▸ **Goal**
Leaving out every picture, quote the data below exactly as it appears.

*** Material ***

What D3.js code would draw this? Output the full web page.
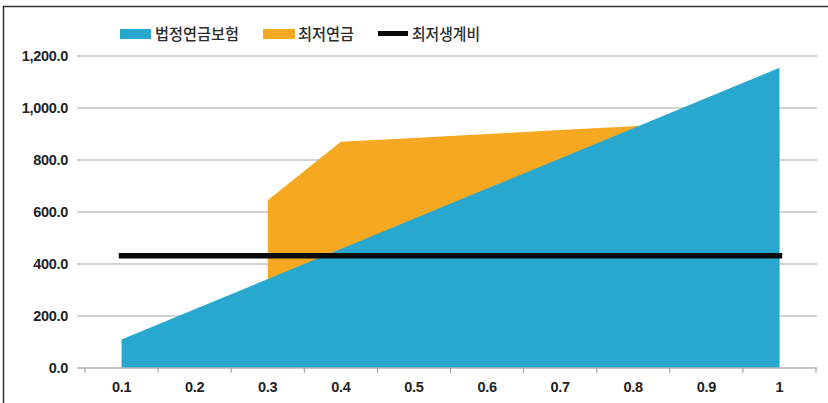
<!DOCTYPE html>
<html>
<head>
<meta charset="utf-8">
<script src="https://cdn.jsdelivr.net/npm/d3@7"></script>
<style>
  body { margin: 0; background: #fff; }
  svg { display: block; }
  .tick-label { font-family: "Liberation Sans", Arial, sans-serif; font-weight: bold; font-size: 14.5px; fill: #222; letter-spacing: -0.3px; }
  .legend-text { font-family: "Noto Sans CJK KR", sans-serif; font-size: 16px; font-weight: 500; fill: #2b2b2b; }
</style>
</head>
<body>
<script>
// chart data
var categories = ["0.1", "0.2", "0.3", "0.4", "0.5", "0.6", "0.7", "0.8", "0.9", "1"];
var pension = [110, 226, 342, 458, 574, 690, 806, 922, 1038, 1155];   // 법정연금보험
var minPension = [null, null, 645, 870, 885, 900, 915, 930, 945, 960]; // 최저연금
var minLiving = [432, 432, 432, 432, 432, 432, 432, 432, 432, 432];   // 최저생계비
var yTicks = [0, 200, 400, 600, 800, 1000, 1200];
var seriesNames = ["법정연금보험", "최저연금", "최저생계비"];

var width = 828;
var height = 403;
var blue = "#29a8cf";
var orange = "#f6a820";

var svg = d3.select("body")
    .append("svg")
    .attr("width", width)
    .attr("height", height);

// frame (top and left edges only)
svg.append("line")
    .attr("x1", 3).attr("x2", width).attr("y1", 6.5).attr("y2", 6.5)
    .attr("stroke", "#333").attr("stroke-width", 1.5);
svg.append("line")
    .attr("x1", 3.5).attr("x2", 3.5).attr("y1", 6).attr("y2", height)
    .attr("stroke", "#333").attr("stroke-width", 1.5);

var xScale = d3.scaleBand()
    .domain(categories)
    .range([85, 816])
    .paddingInner(0)
    .paddingOuter(0);

var xPos = function (i) { return xScale(categories[i]) + xScale.bandwidth() / 2; };

var yScale = d3.scaleLinear()
    .domain([0, 1200])
    .range([368, 56]);

// gridlines
svg.append("g")
    .selectAll("line")
    .data(yTicks.filter(function (d) { return d > 0; }))
    .enter()
    .append("line")
    .attr("x1", 77).attr("x2", 817)
    .attr("y1", function (d) { return yScale(d); })
    .attr("y2", function (d) { return yScale(d); })
    .attr("stroke", "#c4c4c4")
    .attr("stroke-width", 1.5);

// y labels
svg.append("g")
    .selectAll("text")
    .data(yTicks)
    .enter()
    .append("text")
    .attr("class", "tick-label")
    .attr("x", 68)
    .attr("y", function (d) { return yScale(d); })
    .attr("dy", "0.36em")
    .attr("text-anchor", "end")
    .text(function (d) { return d3.format(",.1f")(d); });

// orange area (drawn first, blue covers it)
var orangeArea = d3.area()
    .defined(function (d) { return d != null; })
    .x(function (d, i) { return xPos(i); })
    .y0(yScale(0))
    .y1(function (d) { return yScale(d); });

svg.append("path")
    .datum(minPension)
    .attr("fill", orange)
    .attr("d", orangeArea);

var blueArea = d3.area()
    .x(function (d, i) { return xPos(i); })
    .y0(yScale(0))
    .y1(function (d) { return yScale(d); });

svg.append("path")
    .datum(pension)
    .attr("fill", blue)
    .attr("d", blueArea);

// x axis
var xAxis = svg.append("g");
xAxis.append("line")
    .attr("x1", 77).attr("x2", 817)
    .attr("y1", yScale(0)).attr("y2", yScale(0))
    .attr("stroke", "#b5b5b5").attr("stroke-width", 1.5);

var boundaries = categories.map(function (c) { return xScale(c); }).concat([xScale.range()[1]]);
xAxis.selectAll(".tk")
    .data(boundaries)
    .enter()
    .append("line")
    .attr("class", "tk")
    .attr("x1", function (d) { return d; })
    .attr("x2", function (d) { return d; })
    .attr("y1", yScale(0))
    .attr("y2", yScale(0) + 5)
    .attr("stroke", "#999")
    .attr("stroke-width", 1);

xAxis.selectAll("text")
    .data(categories)
    .enter()
    .append("text")
    .attr("class", "tick-label")
    .attr("x", function (d, i) { return xPos(i); })
    .attr("y", 387)
    .attr("dy", "0.36em")
    .attr("text-anchor", "middle")
    .text(function (d) { return d; });

// black line on top
var line = d3.line()
    .x(function (d, i) { return xPos(i); })
    .y(function (d) { return yScale(d); });

svg.append("path")
    .datum(minLiving)
    .attr("fill", "none")
    .attr("stroke", "#0a0a0a")
    .attr("stroke-width", 5.5)
    .attr("stroke-linecap", "square")
    .attr("d", line);

// legend
var legend = svg.append("g");
legend.append("rect")
    .attr("x", 120).attr("y", 29).attr("width", 31).attr("height", 10)
    .attr("fill", blue);
legend.append("rect")
    .attr("x", 263).attr("y", 29).attr("width", 32).attr("height", 10)
    .attr("fill", orange);
legend.append("line")
    .attr("x1", 378).attr("x2", 408).attr("y1", 33.5).attr("y2", 33.5)
    .attr("stroke", "#0a0a0a").attr("stroke-width", 5);

var legendText = [
    { x: 155, w: 84 },
    { x: 298, w: 56 },
    { x: 412, w: 68 }
];
legend.selectAll("text")
    .data(seriesNames)
    .enter()
    .append("text")
    .attr("class", "legend-text")
    .attr("x", function (d, i) { return legendText[i].x; })
    .attr("y", 34)
    .attr("dy", "0.36em")
    .attr("textLength", function (d, i) { return legendText[i].w; })
    .attr("lengthAdjust", "spacingAndGlyphs")
    .text(function (d) { return d; });
</script>
</body>
</html>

***

▸ **Correct output**
What D3.js code would draw this? Output the full web page.
<!DOCTYPE html>
<html>
<head>
<meta charset="utf-8">
<script src="https://cdn.jsdelivr.net/npm/d3@7"></script>
<style>
  body { margin: 0; background: #fff; }
  svg { display: block; }
  .tick-label { font-family: "Liberation Sans", Arial, sans-serif; font-weight: bold; font-size: 14.5px; fill: #222; letter-spacing: -0.3px; }
  .legend-text { font-family: "Noto Sans CJK KR", sans-serif; font-size: 16px; font-weight: 500; fill: #2b2b2b; }
</style>
</head>
<body>
<script>
// chart data
var categories = ["0.1", "0.2", "0.3", "0.4", "0.5", "0.6", "0.7", "0.8", "0.9", "1"];
var pension = [110, 226, 342, 458, 574, 690, 806, 922, 1038, 1155];   // 법정연금보험
var minPension = [null, null, 645, 870, 885, 900, 915, 930, 945, 960]; // 최저연금
var minLiving = [432, 432, 432, 432, 432, 432, 432, 432, 432, 432];   // 최저생계비
var yTicks = [0, 200, 400, 600, 800, 1000, 1200];
var seriesNames = ["법정연금보험", "최저연금", "최저생계비"];

var width = 828;
var height = 403;
var blue = "#29a8cf";
var orange = "#f6a820";

var svg = d3.select("body")
    .append("svg")
    .attr("width", width)
    .attr("height", height);

// frame (top and left edges only)
svg.append("line")
    .attr("x1", 3).attr("x2", width).attr("y1", 6.5).attr("y2", 6.5)
    .attr("stroke", "#333").attr("stroke-width", 1.5);
svg.append("line")
    .attr("x1", 3.5).attr("x2", 3.5).attr("y1", 6).attr("y2", height)
    .attr("stroke", "#333").attr("stroke-width", 1.5);

var xScale = d3.scaleBand()
    .domain(categories)
    .range([85, 816])
    .paddingInner(0)
    .paddingOuter(0);

var xPos = function (i) { return xScale(categories[i]) + xScale.bandwidth() / 2; };

var yScale = d3.scaleLinear()
    .domain([0, 1200])
    .range([368, 56]);

// gridlines
svg.append("g")
    .selectAll("line")
    .data(yTicks.filter(function (d) { return d > 0; }))
    .enter()
    .append("line")
    .attr("x1", 77).attr("x2", 817)
    .attr("y1", function (d) { return yScale(d); })
    .attr("y2", function (d) { return yScale(d); })
    .attr("stroke", "#c4c4c4")
    .attr("stroke-width", 1.5);

// y labels
svg.append("g")
    .selectAll("text")
    .data(yTicks)
    .enter()
    .append("text")
    .attr("class", "tick-label")
    .attr("x", 68)
    .attr("y", function (d) { return yScale(d); })
    .attr("dy", "0.36em")
    .attr("text-anchor", "end")
    .text(function (d) { return d3.format(",.1f")(d); });

// orange area (drawn first, blue covers it)
var orangeArea = d3.area()
    .defined(function (d) { return d != null; })
    .x(function (d, i) { return xPos(i); })
    .y0(yScale(0))
    .y1(function (d) { return yScale(d); });

svg.append("path")
    .datum(minPension)
    .attr("fill", orange)
    .attr("d", orangeArea);

var blueArea = d3.area()
    .x(function (d, i) { return xPos(i); })
    .y0(yScale(0))
    .y1(function (d) { return yScale(d); });

svg.append("path")
    .datum(pension)
    .attr("fill", blue)
    .attr("d", blueArea);

// x axis
var xAxis = svg.append("g");
xAxis.append("line")
    .attr("x1", 77).attr("x2", 817)
    .attr("y1", yScale(0)).attr("y2", yScale(0))
    .attr("stroke", "#b5b5b5").attr("stroke-width", 1.5);

var boundaries = categories.map(function (c) { return xScale(c); }).concat([xScale.range()[1]]);
xAxis.selectAll(".tk")
    .data(boundaries)
    .enter()
    .append("line")
    .attr("class", "tk")
    .attr("x1", function (d) { return d; })
    .attr("x2", function (d) { return d; })
    .attr("y1", yScale(0))
    .attr("y2", yScale(0) + 5)
    .attr("stroke", "#999")
    .attr("stroke-width", 1);

xAxis.selectAll("text")
    .data(categories)
    .enter()
    .append("text")
    .attr("class", "tick-label")
    .attr("x", function (d, i) { return xPos(i); })
    .attr("y", 387)
    .attr("dy", "0.36em")
    .attr("text-anchor", "middle")
    .text(function (d) { return d; });

// black line on top
var line = d3.line()
    .x(function (d, i) { return xPos(i); })
    .y(function (d) { return yScale(d); });

svg.append("path")
    .datum(minLiving)
    .attr("fill", "none")
    .attr("stroke", "#0a0a0a")
    .attr("stroke-width", 5.5)
    .attr("stroke-linecap", "square")
    .attr("d", line);

// legend
var legend = svg.append("g");
legend.append("rect")
    .attr("x", 120).attr("y", 29).attr("width", 31).attr("height", 10)
    .attr("fill", blue);
legend.append("rect")
    .attr("x", 263).attr("y", 29).attr("width", 32).attr("height", 10)
    .attr("fill", orange);
legend.append("line")
    .attr("x1", 378).attr("x2", 408).attr("y1", 33.5).attr("y2", 33.5)
    .attr("stroke", "#0a0a0a").attr("stroke-width", 5);

var legendText = [
    { x: 155, w: 84 },
    { x: 298, w: 56 },
    { x: 412, w: 68 }
];
legend.selectAll("text")
    .data(seriesNames)
    .enter()
    .append("text")
    .attr("class", "legend-text")
    .attr("x", function (d, i) { return legendText[i].x; })
    .attr("y", 34)
    .attr("dy", "0.36em")
    .attr("textLength", function (d, i) { return legendText[i].w; })
    .attr("lengthAdjust", "spacingAndGlyphs")
    .text(function (d) { return d; });
</script>
</body>
</html>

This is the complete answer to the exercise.